I am from San Diego and was in foster care for 21 years. I went to UC Berkeley for a couple of weeks, and then got diagnosed with my illness and decided to come back to San Diego. I went to UC San Diego and graduated with an Ethnic Studies degree, Literature/Writing minor! I now work at Just in Time for Foster Youth in San Diego.

Belen (aka Beelo)
Song, I Don’t Need Nobody, 2021
Panorama City, CA
Hello! I am the songwriter of I Don’t Need Nobody. I wrote this song in dedication to current and former foster youth with hopes that it can help motivate youth to go to college, remain independent, and to also follow their dreams without letting people's judgment get in their way of them being themselves. My song is on Apple Music, Spotify and basically everywhere else, you can find me as Beeloo.
My name is Belen Lopez Curiel and I am a full-time student at UC Riverside and a songwriter with a part-time job. I was in foster from 14-18 years old. Unfortunately, I aged out of foster care and was forced to make my ends meet somehow. Because of my resiliency I am proud to be the woman I am today. I feel that the struggles I've experienced have molded me into the artist I am becoming, but at the same time I feel very humbled to be a voice for those who are going through difficult battles.

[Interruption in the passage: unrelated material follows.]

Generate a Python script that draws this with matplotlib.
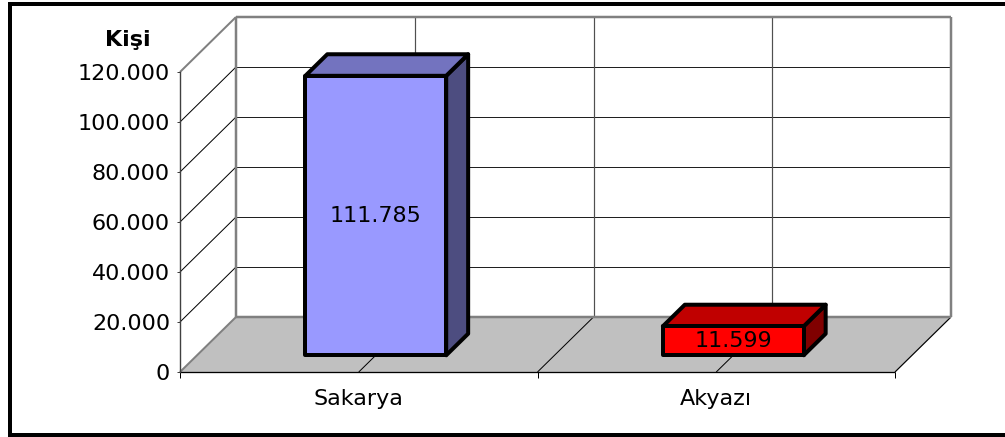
import matplotlib
matplotlib.use("Agg")
import matplotlib.pyplot as plt
from matplotlib.patches import Polygon
from matplotlib.lines import Line2D
from matplotlib.ticker import FuncFormatter

# ---- data ----
categories = ["Sakarya", "Akyazı"]
values = [111785, 11599]
front_colors = ["#9999FF", "#FF0000"]
top_colors = ["#7373BF", "#C00000"]
side_colors = ["#4D4D80", "#800000"]
y_ticks = [0, 20000, 40000, 60000, 80000, 100000, 120000]
y_label = "Kişi"


def fmt(v, pos=None):
    return f"{int(round(v)):,}".replace(",", ".")


plt.rcParams['font.family'] = ['DejaVu Sans']
FS = 16

W, H = 1005, 437
fig = plt.figure(figsize=(W / 100, H / 100), dpi=100)
ax = fig.add_axes([180 / W, (H - 372) / H, 715 / W, 300 / H])
ax.set_xlim(0, len(categories))
ax.set_ylim(y_ticks[0], y_ticks[-1])
ax.patch.set_visible(False)
for s in ['top', 'right', 'bottom']:
    ax.spines[s].set_visible(False)
ax.spines['left'].set_color('#404040')
ax.spines['left'].set_linewidth(1.0)
ax.spines['left'].set_zorder(6)

# depth offset (in data units) equivalent to 56px right, 55px up
DX = 56 / 715 * len(categories)
DY = 55 / 300 * (y_ticks[-1] - y_ticks[0])
YMAX = y_ticks[-1]
NC = len(categories)


def P(x, y, d):
    return (x + d * DX, y + d * DY)


def line(p, q, color, lw, z=2):
    ax.add_line(Line2D([p[0], q[0]], [p[1], q[1]], color=color, lw=lw,
                       zorder=z, clip_on=False, solid_capstyle='butt'))


px = 0.72  # points per pixel

# floor
ax.add_patch(Polygon([P(0, 0, 0), P(NC, 0, 0), P(NC, 0, 1), P(0, 0, 1)],
                     closed=True, facecolor='#C0C0C0', edgecolor='none',
                     zorder=1, clip_on=False))
# floor diagonals at category centers and boundaries
for xi in [i * 0.5 for i in range(1, 2 * NC)]:
    line(P(xi, 0, 0), P(xi, 0, 1), 'black', 1 * px, 2)
line(P(NC, 0, 0), P(NC, 0, 1), 'black', 1.2 * px, 2)
line(P(0, 0, 0), P(0, 0, 1), '#808080', 2 * px, 2)

# back wall gridlines
for yv in y_ticks[1:-1]:
    line(P(0, yv, 1), P(NC, yv, 1), '#202020', 1 * px, 2)
    line(P(0, yv, 0), P(0, yv, 1), 'black', 1 * px, 2)
for xi in [i * 0.5 for i in range(1, 2 * NC)]:
    line(P(xi, 0, 1), P(xi, YMAX, 1), '#505050', 1.2 * px, 2)
# wall edges
line(P(0, YMAX, 0), P(0, YMAX, 1), '#808080', 2 * px, 3)
line(P(0, YMAX, 1), P(NC, YMAX, 1), '#808080', 2.5 * px, 3)
line(P(0, 0, 1), P(0, YMAX, 1), '#808080', 2.5 * px, 3)
line(P(NC, 0, 1), P(NC, YMAX, 1), '#808080', 2.5 * px, 3)
line(P(0, 0, 1), P(NC, 0, 1), '#808080', 2.5 * px, 3)
# front category axis line
line(P(0, 0, 0), P(NC, 0, 0), 'black', 1.3 * px, 4)

# bars
BW = 0.394
D0, D1 = 0.304, 0.696
for i, (cat, v) in enumerate(zip(categories, values)):
    xc = i + 0.5
    x0, x1 = xc - BW / 2, xc + BW / 2
    faces = [
        ([P(x1, 0, D0), P(x1, 0, D1), P(x1, v, D1), P(x1, v, D0)], side_colors[i]),
        ([P(x0, v, D0), P(x1, v, D0), P(x1, v, D1), P(x0, v, D1)], top_colors[i]),
        ([P(x0, 0, D0), P(x1, 0, D0), P(x1, v, D0), P(x0, v, D0)], front_colors[i]),
    ]
    for verts, col in faces:
        ax.add_patch(Polygon(verts, closed=True, facecolor=col,
                             edgecolor='black', lw=4 * px, joinstyle='round',
                             zorder=5, clip_on=False))
    tx, ty = P(xc, v / 2, D0)
    ax.text(tx, ty, fmt(v), ha='center', va='center', fontsize=FS,
            color='black', zorder=7)

# y axis ticks
ax.set_yticks(y_ticks)
ax.yaxis.set_major_formatter(FuncFormatter(fmt))
ax.tick_params(axis='y', which='major', length=3 * px, width=1 * px,
               color='#404040', direction='out', pad=5, labelsize=FS,
               labelcolor='black')

# x axis ticks
ax.set_xticks([i + 0.5 for i in range(NC)])
ax.set_xticklabels(categories)
ax.set_xticks([i for i in range(NC + 1)], minor=True)
ax.tick_params(axis='x', which='major', length=0, pad=12, labelsize=FS,
               labelcolor='black')
ax.tick_params(axis='x', which='minor', length=6 * px, width=1 * px,
               color='black', direction='out')

# axis title
fig.text(128 / W, 1 - 40 / H, y_label, ha='center', va='center',
         fontsize=FS, fontweight='bold', color='black')

# outer frame (right edge is cut off in the original): left, top, bottom
frame_kw = dict(color='black', lw=4 * px, transform=fig.transFigure,
                solid_capstyle='projecting')
fig.add_artist(Line2D([10 / W, 10 / W], [2 / H, 1 - 4 / H], **frame_kw))
fig.add_artist(Line2D([10 / W, 1.02], [1 - 4 / H, 1 - 4 / H], **frame_kw))
fig.add_artist(Line2D([10 / W, 1.02], [2 / H, 2 / H], **frame_kw))

fig.savefig("out.png", dpi=100)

I would appreciate it if folks can play this song when there is an advocacy event, or for foster care awareness month.
Thank you!

Saprina
Poem, Chasing Dragons III
San Diego, CA
This piece is a step toward affirming my complex identity formed in a transethnic foster placement. After being permanently abandoned by my mother as an infant, and placed in the care of an abusive foster family, this piece thinks about the cause of my separation from my mom--her demons/addictions. The loss of mother, and being raised by an abusive antiblack latine family that had no faith in my mothers humanity, created weird wounds. In this piece, I write through a lens of self consciousness. I determine for myself how much room I am capable of making for my biological mother, despite my foster families attempts to determine that for me. As I wrote this piece, I pondered on how alone I am in this world as a foster child, and how much freedom and autonomy there is in that fact. Toward building my chosen and found family, I stand up to the prejudices against/fears of my mother that my foster family implanted in me. "Chasing the Dragon" does this, to find forgiveness and understand my mother as a woman of color trying to cope with living under systems of oppression in the U.S., just like me.
I am a former foster youth from San Diego, California, lover of Plátanos, soul music, and all things horror. As an implant in an Afro Panameña foster family, my understanding of identity was made complicated by the fact that I was racially African American. From early on, navigating belonging and the lines between race-ethnicity-nationality taught me about the fluidity of belonging. Themes of innocence, beauty, anti-blackness within the black diaspora, and belonging, continue to be frameworks for my work. I seek to articulate original stories, in which other foster kids/alumni with experiences in transracial/transethnic placements, can see themselves.